REQUIRED WORK
Transcribe only the part of the material below that begins at the line containing "Write a component" and ends at the line containing "const BLUE = '#0000ff';", with both kept and images left out.

* begin *

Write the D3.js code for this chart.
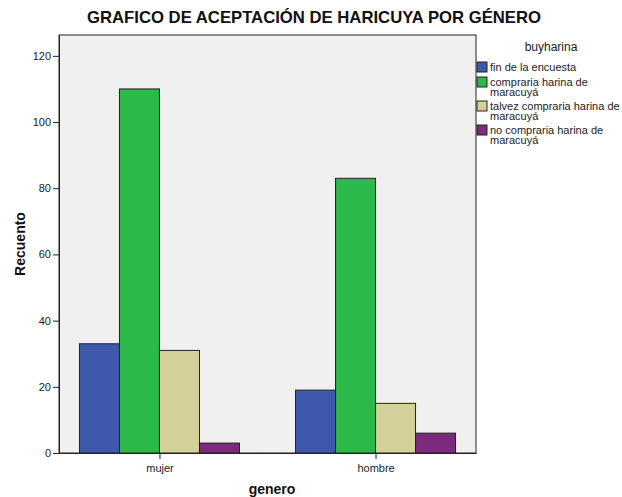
<!DOCTYPE html>
<html>
<head>
<meta charset="utf-8">
<script src="https://cdn.jsdelivr.net/npm/d3@7"></script>
<style>
  body { margin: 0; background: #fff; }
  svg { font-family: "Liberation Sans", Arial, sans-serif; }
</style>
</head>
<body>
<svg id="chart" width="622" height="497"></svg>
<script>
// data
var categories = ["mujer", "hombre"];
var seriesNames = ["fin de la encuesta", "compraria harina de maracuyá", "talvez compraria harina de maracuyá", "no compraria harina de maracuyá"];
var seriesLines = [["fin de la encuesta"], ["compraria harina de", "maracuyá"], ["talvez compraria harina de", "maracuyá"], ["no compraria harina de", "maracuyá"]];
var mujerValues = [33, 110, 31, 3];
var hombreValues = [19, 83, 15, 6];
var yTicks = [0, 20, 40, 60, 80, 100, 120];
var colors = ["#3E58AC", "#2DB84A", "#D4D09A", "#7B2A7D"];

var values = [mujerValues, hombreValues];
var svg = d3.select("#chart");
var m = {left: 59, right: 476, top: 35, bottom: 453};

var x = d3.scalePoint().domain(categories).range([m.left, m.right]).padding(0.465);
var sub = d3.scaleBand().domain(seriesNames).range([-80, 80]);
var y = d3.scaleLinear().domain([0, 126.3]).range([m.bottom, m.top]);

// plot background
svg.append("rect").attr("x", m.left).attr("y", m.top)
  .attr("width", m.right - m.left).attr("height", m.bottom - m.top)
  .attr("fill", "#F0F0F0").attr("stroke", "#222").attr("stroke-width", 1);

// bars
var groups = svg.selectAll("g.grp").data(categories).enter().append("g")
  .attr("class", "grp")
  .attr("transform", function(d) { return "translate(" + x(d) + ",0)"; });
groups.selectAll("rect").data(function(d, i) {
  return values[i].map(function(v, j) { return {name: seriesNames[j], v: v, c: colors[j]}; });
}).enter().append("rect")
  .attr("x", function(d) { return sub(d.name); })
  .attr("width", sub.bandwidth())
  .attr("y", function(d) { return y(d.v); })
  .attr("height", function(d) { return y(0) - y(d.v); })
  .attr("fill", function(d) { return d.c; })
  .attr("stroke", "#222").attr("stroke-width", 1);

// axes
var yAxis = svg.append("g").attr("transform", "translate(" + m.left + ",0)")
  .call(d3.axisLeft(y).tickValues(yTicks).tickSize(6).tickSizeOuter(0).tickPadding(2));
yAxis.select(".domain").attr("stroke", "#222");
yAxis.selectAll("line").attr("stroke", "#222");
yAxis.selectAll("text").attr("font-size", 11).attr("fill", "#222")
  .attr("font-family", "Liberation Sans, Arial, sans-serif");

var xAxis = svg.append("g").attr("transform", "translate(0," + m.bottom + ")")
  .call(d3.axisBottom(x).tickSize(6).tickSizeOuter(0).tickPadding(5));
xAxis.select(".domain").attr("stroke", "#222");
xAxis.selectAll("line").attr("stroke", "#222");
xAxis.selectAll("text").attr("font-size", 11).attr("fill", "#222")
  .attr("font-family", "Liberation Sans, Arial, sans-serif");

// titles
svg.append("text").attr("x", 314).attr("y", 23).attr("text-anchor", "middle")
  .attr("font-size", 16.7).attr("font-weight", "bold").attr("fill", "#111")
  .text("GRAFICO DE ACEPTACIÓN DE HARICUYA POR GÉNERO");
svg.append("text").attr("transform", "translate(25,244) rotate(-90)")
  .attr("text-anchor", "middle").attr("font-size", 14).attr("font-weight", "bold").attr("fill", "#111")
  .text("Recuento");
svg.append("text").attr("x", 272).attr("y", 494).attr("text-anchor", "middle")
  .attr("font-size", 14).attr("font-weight", "bold").attr("fill", "#111")
  .text("genero");

// legend
svg.append("text").attr("x", 551).attr("y", 51).attr("text-anchor", "middle")
  .attr("font-size", 12).attr("fill", "#222").text("buyharina");
var legendY = [62, 77, 101, 125];
var leg = svg.selectAll("g.leg").data(seriesNames).enter().append("g")
  .attr("class", "leg")
  .attr("transform", function(d, i) { return "translate(477," + legendY[i] + ")"; });
leg.append("rect").attr("width", 10).attr("height", 10)
  .attr("fill", function(d, i) { return colors[i]; })
  .attr("stroke", "#222").attr("stroke-width", 1);
leg.each(function(d, i) {
  var t = d3.select(this).append("text").attr("x", 13).attr("y", 8.5)
    .attr("font-size", 11).attr("fill", "#222");
  seriesLines[i].forEach(function(line, k) {
    t.append("tspan").attr("x", 13).attr("dy", k === 0 ? 0 : 10).text(line);
  });
});
</script>
</body>
</html>
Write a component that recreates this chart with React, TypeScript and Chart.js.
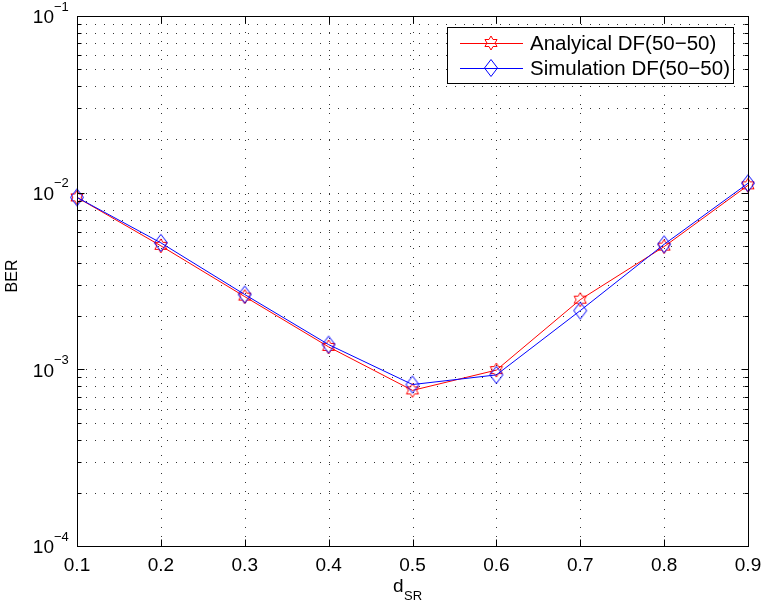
import { useEffect, useRef } from 'react';
import { Chart, registerables } from 'chart.js';

Chart.register(...registerables);

// Source–relay distance and bit error rates for the two curves
const distances = [0.1, 0.2, 0.3, 0.4, 0.5, 0.6, 0.7, 0.8, 0.9];
const analyticalBer = [9.4e-3, 5.0e-3, 2.58e-3, 1.34e-3, 7.6e-4, 9.9e-4, 2.48e-3, 4.95e-3, 1.1e-2];
const simulationBer = [9.4e-3, 5.2e-3, 2.65e-3, 1.38e-3, 8.2e-4, 9.3e-4, 2.15e-3, 5.1e-3, 1.13e-2];

const xTicks = [0.1, 0.2, 0.3, 0.4, 0.5, 0.6, 0.7, 0.8, 0.9];
const xTickLabels = ['0.1', '0.2', '0.3', '0.4', '0.5', '0.6', '0.7', '0.8', '0.9'];
const yExponents = [-4, -3, -2, -1];
const yMinorMultipliers = [2, 3, 4, 5, 6, 7, 8, 9];
const seriesLabels = ['Analyical DF(50\u221250)', 'Simulation DF(50\u221250)'];

const FONT = "'Liberation Sans', Arial, Helvetica, sans-serif";
const RED = '#ff0000';
const BLUE = '#0000ff';

function makeHexagram(color: string): HTMLCanvasElement {
  const c = document.createElement('canvas');
  c.width = 16;
  c.height = 16;
  const ctx = c.getContext('2d')!;
  const cx = 8, cy = 8, ro = 7, ri = 7 / Math.sqrt(3);
  ctx.beginPath();
  for (let i = 0; i < 12; i++) {
    const r = i % 2 === 0 ? ro : ri;
    const a = -Math.PI / 2 + (i * Math.PI) / 6;
    const px = cx + r * Math.cos(a);
    const py = cy + r * Math.sin(a);
    if (i === 0) ctx.moveTo(px, py);
    else ctx.lineTo(px, py);
  }
  ctx.closePath();
  ctx.strokeStyle = color;
  ctx.lineWidth = 1;
  ctx.stroke();
  return c;
}

function makeDiamond(color: string): HTMLCanvasElement {
  const c = document.createElement('canvas');
  c.width = 16;
  c.height = 20;
  const ctx = c.getContext('2d')!;
  ctx.beginPath();
  ctx.moveTo(8, 1.5);
  ctx.lineTo(14.5, 10);
  ctx.lineTo(8, 18.5);
  ctx.lineTo(1.5, 10);
  ctx.closePath();
  ctx.strokeStyle = color;
  ctx.lineWidth = 1;
  ctx.stroke();
  return c;
}

export default function App() {
  const canvasRef = useRef<HTMLCanvasElement | null>(null);

  useEffect(() => {
    const canvas = canvasRef.current;
    if (!canvas) return;
    const hexagram = makeHexagram(RED);
    const diamond = makeDiamond(BLUE);

    const axesPlugin = {
      id: 'matlabAxes',
      beforeDatasetsDraw(chart: any) {
        const { ctx, chartArea: a } = chart;
        const xs = chart.scales.x;
        const ys = chart.scales.y;
        ctx.save();
        ctx.strokeStyle = 'rgba(0,0,0,0.8)';
        ctx.lineWidth = 1;
        ctx.setLineDash([1, 8]);
        // horizontal dotted grid at every log tick
        const yVals: number[] = [];
        for (let i = 0; i < yExponents.length; i++) {
          const e = yExponents[i];
          if (i > 0) yVals.push(Math.pow(10, e));
          if (i < yExponents.length - 1) {
            for (const m of yMinorMultipliers) yVals.push(m * Math.pow(10, e));
          }
        }
        for (const v of yVals) {
          const y = Math.round(ys.getPixelForValue(v)) + 0.5;
          if (y <= a.top + 1) continue;
          ctx.beginPath();
          ctx.moveTo(a.left, y);
          ctx.lineTo(a.right, y);
          ctx.stroke();
        }
        // vertical dotted grid at x ticks
        for (const v of xTicks.slice(1, -1)) {
          const x = Math.round(xs.getPixelForValue(v)) + 0.5;
          ctx.beginPath();
          ctx.moveTo(x, a.bottom);
          ctx.lineTo(x, a.top);
          ctx.stroke();
        }
        ctx.restore();
      },
      afterDatasetsDraw(chart: any) {
        const { ctx, chartArea: a } = chart;
        const xs = chart.scales.x;
        const ys = chart.scales.y;
        ctx.save();
        ctx.setLineDash([]);
        ctx.strokeStyle = '#000';
        ctx.lineWidth = 1;
        const L = Math.round(a.left) + 0.5;
        const R = Math.round(a.right) + 0.5;
        const T = Math.round(a.top) + 0.5;
        const B = Math.round(a.bottom) + 0.5;
        ctx.strokeRect(L, T, R - L, B - T);

        // inward tick marks
        ctx.beginPath();
        for (const v of xTicks) {
          const x = Math.round(xs.getPixelForValue(v)) + 0.5;
          ctx.moveTo(x, B);
          ctx.lineTo(x, B - 7);
          ctx.moveTo(x, T);
          ctx.lineTo(x, T + 7);
        }
        for (let i = 0; i < yExponents.length; i++) {
          const e = yExponents[i];
          const y = Math.round(ys.getPixelForValue(Math.pow(10, e))) + 0.5;
          ctx.moveTo(L, y);
          ctx.lineTo(L + 7, y);
          ctx.moveTo(R, y);
          ctx.lineTo(R - 7, y);
          if (i < yExponents.length - 1) {
            for (const m of yMinorMultipliers) {
              const ym = Math.round(ys.getPixelForValue(m * Math.pow(10, e))) + 0.5;
              ctx.moveTo(L, ym);
              ctx.lineTo(L + 4, ym);
              ctx.moveTo(R, ym);
              ctx.lineTo(R - 4, ym);
            }
          }
        }
        ctx.stroke();

        // tick labels
        ctx.fillStyle = '#000';
        ctx.font = `19px ${FONT}`;
        ctx.textAlign = 'center';
        ctx.textBaseline = 'middle';
        xTicks.forEach((v, i) => {
          ctx.fillText(xTickLabels[i], xs.getPixelForValue(v), a.bottom + 20);
        });
        for (const e of yExponents) {
          const y = ys.getPixelForValue(Math.pow(10, e));
          ctx.font = `19px ${FONT}`;
          ctx.textAlign = 'right';
          ctx.textBaseline = 'middle';
          ctx.fillText('10', a.left - 23, y + 2);
          ctx.font = `13px ${FONT}`;
          ctx.textAlign = 'left';
          ctx.fillText('\u2212' + Math.abs(e), a.left - 23, y - 9);
        }

        // axis titles
        ctx.font = `19px ${FONT}`;
        ctx.textAlign = 'left';
        ctx.textBaseline = 'alphabetic';
        ctx.fillText('d', 393, 592);
        ctx.font = `13px ${FONT}`;
        ctx.fillText('SR', 404, 600);
        ctx.save();
        ctx.translate(17, 276);
        ctx.rotate(-Math.PI / 2);
        ctx.font = `16px ${FONT}`;
        ctx.textAlign = 'center';
        ctx.textBaseline = 'alphabetic';
        ctx.fillText('BER', 0, 0);
        ctx.restore();

        // legend
        ctx.fillStyle = '#fff';
        ctx.fillRect(447.5, 27.5, 286, 56);
        ctx.strokeStyle = '#000';
        ctx.strokeRect(447.5, 27.5, 286, 56);
        const rows = [
          { color: RED, img: hexagram, y: 43.5 },
          { color: BLUE, img: diamond, y: 68.5 },
        ];
        rows.forEach((r, i) => {
          ctx.strokeStyle = r.color;
          ctx.beginPath();
          ctx.moveTo(460, r.y);
          ctx.lineTo(523, r.y);
          ctx.stroke();
          ctx.drawImage(r.img, 491 - r.img.width / 2, r.y - 0.5 - r.img.height / 2);
          ctx.fillStyle = '#000';
          ctx.font = `20.5px ${FONT}`;
          ctx.textAlign = 'left';
          ctx.textBaseline = 'middle';
          ctx.fillText(seriesLabels[i], 530, r.y + 1);
        });
        ctx.restore();
      },
    };

    const chart = new Chart(canvas, {
      type: 'line',
      data: {
        datasets: [
          {
            label: seriesLabels[0],
            data: distances.map((d, i) => ({ x: d, y: analyticalBer[i] })),
            borderColor: RED,
            borderWidth: 1,
            pointStyle: hexagram as any,
            pointRadius: 7,
            clip: false as any,
            order: 2,
          },
          {
            label: seriesLabels[1],
            data: distances.map((d, i) => ({ x: d, y: simulationBer[i] })),
            borderColor: BLUE,
            borderWidth: 1,
            pointStyle: diamond as any,
            pointRadius: 8,
            clip: false as any,
            order: 1,
          },
        ],
      },
      options: {
        animation: false,
        responsive: false,
        devicePixelRatio: 1,
        layout: { padding: { left: 77, top: 16, right: 15, bottom: 61 } },
        plugins: { legend: { display: false }, tooltip: { enabled: false } },
        scales: {
          x: { type: 'linear', min: 0.1, max: 0.9, display: false },
          y: { type: 'logarithmic', min: 1e-4, max: 1e-1, display: false },
        },
      },
      plugins: [axesPlugin],
    });
    return () => chart.destroy();
  }, []);

  return (
    <div style={{ position: 'fixed', left: 0, top: 0, width: 763, height: 607, background: '#fff' }}>
      <canvas ref={canvasRef} width={763} height={607} style={{ width: 763, height: 607 }} />
    </div>
  );
}
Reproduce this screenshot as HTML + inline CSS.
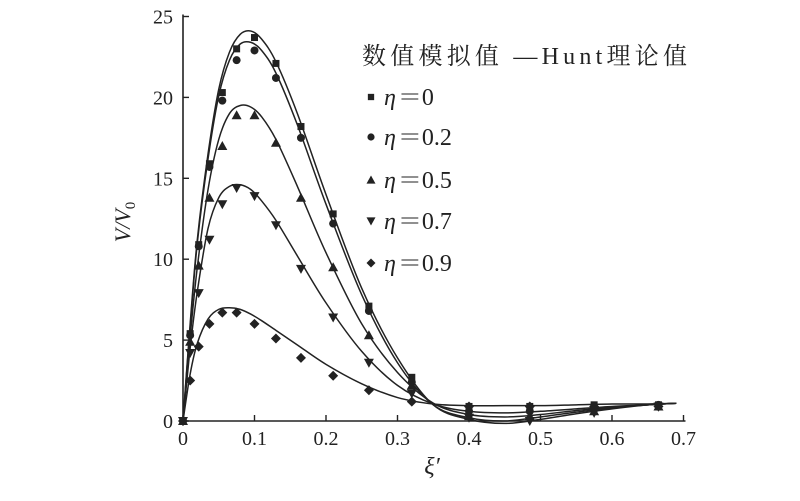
<!DOCTYPE html>
<html><head><meta charset="utf-8"><style>
html,body{margin:0;padding:0;background:#fff;}
svg{display:block;}
text{font-family:"Liberation Serif","Noto Serif CJK SC",serif;fill:#222;}
</style></head><body>
<svg id="chart" width="800" height="501" viewBox="0 0 800 501" xmlns="http://www.w3.org/2000/svg">
<g id="axes"></g>
<g id="curves"></g>
<g id="points"></g>
<g id="legend">
<text x="362" y="64" font-size="24" textLength="325" lengthAdjust="spacing" style="font-family:'Liberation Serif','Noto Serif CJK SC',serif">数值模拟值 —Hunt理论值</text>
</g>
<text transform="translate(130,222) rotate(-90)" text-anchor="middle" font-size="22" font-style="italic">V/V<tspan font-style="normal" font-size="15" dy="5">0</tspan></text>
<text x="432" y="474" text-anchor="middle" font-size="24" font-style="italic">ξ′</text>
</svg>
<script>
const xTicks=[0,0.1,0.2,0.3,0.4,0.5,0.6,0.7];
const xTickLabels=["0","0.1","0.2","0.3","0.4","0.5","0.6","0.7"];
const yTicks=[0,5,10,15,20,25];
const yTickLabels=["0","5","10","15","20","25"];
const seriesNames=["η=0","η=0.2","η=0.5","η=0.7","η=0.9"];
const seriesLabels=["0","0.2","0.5","0.7","0.9"];
const markerTypes=["square","circle","triangle","down","diamond"];
const pointX=[0,0.01,0.022,0.037,0.055,0.075,0.1,0.13,0.165,0.21,0.26,0.32,0.40,0.485,0.575,0.665];
const pts0=[0,5.4,10.9,15.9,20.3,23.0,23.7,22.1,18.2,12.8,7.1,2.7,0.9,0.9,1.0,1.0];
const pts1=[0,5.3,10.8,15.7,19.8,22.3,22.9,21.2,17.5,12.2,6.8,2.4,0.6,0.6,0.8,1.0];
const pts2=[0,4.9,9.6,13.8,17.0,18.9,18.9,17.2,13.8,9.5,5.3,2.2,0.3,0.3,0.6,0.9];
const pts3=[0,4.2,7.9,11.2,13.4,14.4,13.9,12.1,9.4,6.4,3.6,1.7,0.2,0.0,0.5,0.9];
const pts4=[0,2.5,4.6,6.0,6.7,6.7,6.0,5.1,3.9,2.8,1.9,1.2,0.9,0.9,0.9,0.9];
const curveX=[0,0.01,0.02,0.035,0.05,0.065,0.08,0.095,0.11,0.13,0.16,0.2,0.25,0.3,0.35,0.4,0.45,0.5,0.55,0.6,0.65,0.69];
const cur0=[0,6,11.2,16.5,20.5,22.8,23.9,24.1,23.6,22.2,19,14,8.2,3.9,1.0,0.1,-0.15,0.1,0.45,0.75,1.0,1.1];
const cur1=[0,5.8,11,16.2,20.1,22.3,23.3,23.4,22.9,21.5,18.3,13.4,7.8,3.6,1.0,0.2,0,0.25,0.55,0.8,1.0,1.1];
const cur2=[0,5.2,9.5,14.3,17.4,19,19.5,19.4,18.8,17.4,14.5,10.4,6.0,3.0,1.1,0.4,0.25,0.4,0.65,0.85,1.0,1.1];
const cur3=[0,4.5,8,11.9,13.8,14.5,14.6,14.3,13.6,12.4,10.2,7.3,4.3,2.2,1.05,0.6,0.5,0.6,0.75,0.9,1.0,1.1];
const cur4=[0,2.9,4.8,6.3,6.9,7.0,6.9,6.6,6.2,5.6,4.7,3.5,2.3,1.45,1.05,0.95,0.95,0.95,1.0,1.05,1.05,1.1];
const allPts=[pts0,pts1,pts2,pts3,pts4];
const allCur=[cur0,cur1,cur2,cur3,cur4];
const X0=183,XS=715,Y0=421,YS=16.18;
const sx=v=>X0+v*XS, sy=v=>Y0-v*YS;
const NS="http://www.w3.org/2000/svg";
function mk(tag,attrs,parent){const e=document.createElementNS(NS,tag);for(const k in attrs)e.setAttribute(k,attrs[k]);parent.appendChild(e);return e;}
const axes=document.getElementById('axes');
let a=mk('line',{x1:sx(0),y1:Y0,x2:sx(0.7)+2,y2:Y0,stroke:'#222','stroke-width':1.6},axes);


a=mk('line',{x1:X0,y1:Y0,x2:X0,y2:sy(25)-2,stroke:'#222','stroke-width':1.6},axes);


xTicks.forEach((t,i)=>{
 const l=mk('line',{x1:sx(t),y1:Y0,x2:sx(t),y2:Y0-6,stroke:'#222','stroke-width':1.4},axes);
 
 
 const tx=mk('text',{x:sx(t),y:Y0+24,'text-anchor':'middle','font-size':20},axes);
 tx.textContent=xTickLabels[i];
 
 
});
yTicks.forEach((t,i)=>{
 const l=mk('line',{x1:X0,y1:sy(t),x2:X0+6,y2:sy(t),stroke:'#222','stroke-width':1.4},axes);
 
 
 const tx=mk('text',{x:X0-10,y:sy(t)+7,'text-anchor':'end','font-size':20},axes);
 tx.textContent=yTickLabels[i];
 
 
});
function smoothPath(xs,ys){
 const p=xs.map((x,i)=>[sx(x),sy(ys[i])]);
 let d='M'+p[0][0]+','+p[0][1];
 for(let i=0;i<p.length-1;i++){
  const p0=p[Math.max(i-1,0)],p1=p[i],p2=p[i+1],p3=p[Math.min(i+2,p.length-1)];
  const c1=[p1[0]+(p2[0]-p0[0])/6,p1[1]+(p2[1]-p0[1])/6];
  const c2=[p2[0]-(p3[0]-p1[0])/6,p2[1]-(p3[1]-p1[1])/6];
  d+=' C'+c1[0]+','+c1[1]+' '+c2[0]+','+c2[1]+' '+p2[0]+','+p2[1];
 }
 return d;
}
const cg=document.getElementById('curves');
allCur.forEach((c,i)=>{
 const p=mk('path',{d:smoothPath(curveX,c),fill:'none',stroke:'#222','stroke-width':1.5},cg);
 
 
});
function marker(type,x,y,parent,s){
 s=s||1;let e;
 if(type==='square')e=mk('rect',{x:x-3.5*s,y:y-3.5*s,width:7*s,height:7*s,fill:'#222'},parent);
 else if(type==='circle')e=mk('circle',{cx:x,cy:y,r:4*s,fill:'#222'},parent);
 else if(type==='triangle')e=mk('polygon',{points:`${x},${y-5*s} ${x-5*s},${y+4*s} ${x+5*s},${y+4*s}`,fill:'#222'},parent);
 else if(type==='down')e=mk('polygon',{points:`${x},${y+5*s} ${x-5*s},${y-4*s} ${x+5*s},${y-4*s}`,fill:'#222'},parent);
 else e=mk('polygon',{points:`${x},${y-5*s} ${x+5*s},${y} ${x},${y+5*s} ${x-5*s},${y}`,fill:'#222'},parent);
 return e;
}
const pg=document.getElementById('points');
allPts.forEach((ps,i)=>{
 ps.forEach((v,j)=>{
  const m=marker(markerTypes[i],sx(pointX[j]),sy(v),pg);
  
  
 });
});
const lg=document.getElementById('legend');
const rowsY=[97,137,180,221,263];
seriesLabels.forEach((s,i)=>{
 const m=marker(markerTypes[i],371,rowsY[i],lg,0.9);
 
 
 const t=mk('text',{x:384,y:rowsY[i]+8,'font-size':24},lg);
 t.innerHTML='<tspan font-style="italic">η</tspan><tspan dx="2">＝</tspan>' + s;
 
 
});
</script>
</body></html>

* end *

OUTPUT FOR THIS EXERCISE
Write a component that recreates this chart with React, TypeScript and Chart.js.
import { useEffect, useRef } from 'react';
import { Chart, registerables } from 'chart.js';

Chart.register(...registerables);

// Source–relay distance and bit error rates for the two curves
const distances = [0.1, 0.2, 0.3, 0.4, 0.5, 0.6, 0.7, 0.8, 0.9];
const analyticalBer = [9.4e-3, 5.0e-3, 2.58e-3, 1.34e-3, 7.6e-4, 9.9e-4, 2.48e-3, 4.95e-3, 1.1e-2];
const simulationBer = [9.4e-3, 5.2e-3, 2.65e-3, 1.38e-3, 8.2e-4, 9.3e-4, 2.15e-3, 5.1e-3, 1.13e-2];

const xTicks = [0.1, 0.2, 0.3, 0.4, 0.5, 0.6, 0.7, 0.8, 0.9];
const xTickLabels = ['0.1', '0.2', '0.3', '0.4', '0.5', '0.6', '0.7', '0.8', '0.9'];
const yExponents = [-4, -3, -2, -1];
const yMinorMultipliers = [2, 3, 4, 5, 6, 7, 8, 9];
const seriesLabels = ['Analyical DF(50\u221250)', 'Simulation DF(50\u221250)'];

const FONT = "'Liberation Sans', Arial, Helvetica, sans-serif";
const RED = '#ff0000';
const BLUE = '#0000ff';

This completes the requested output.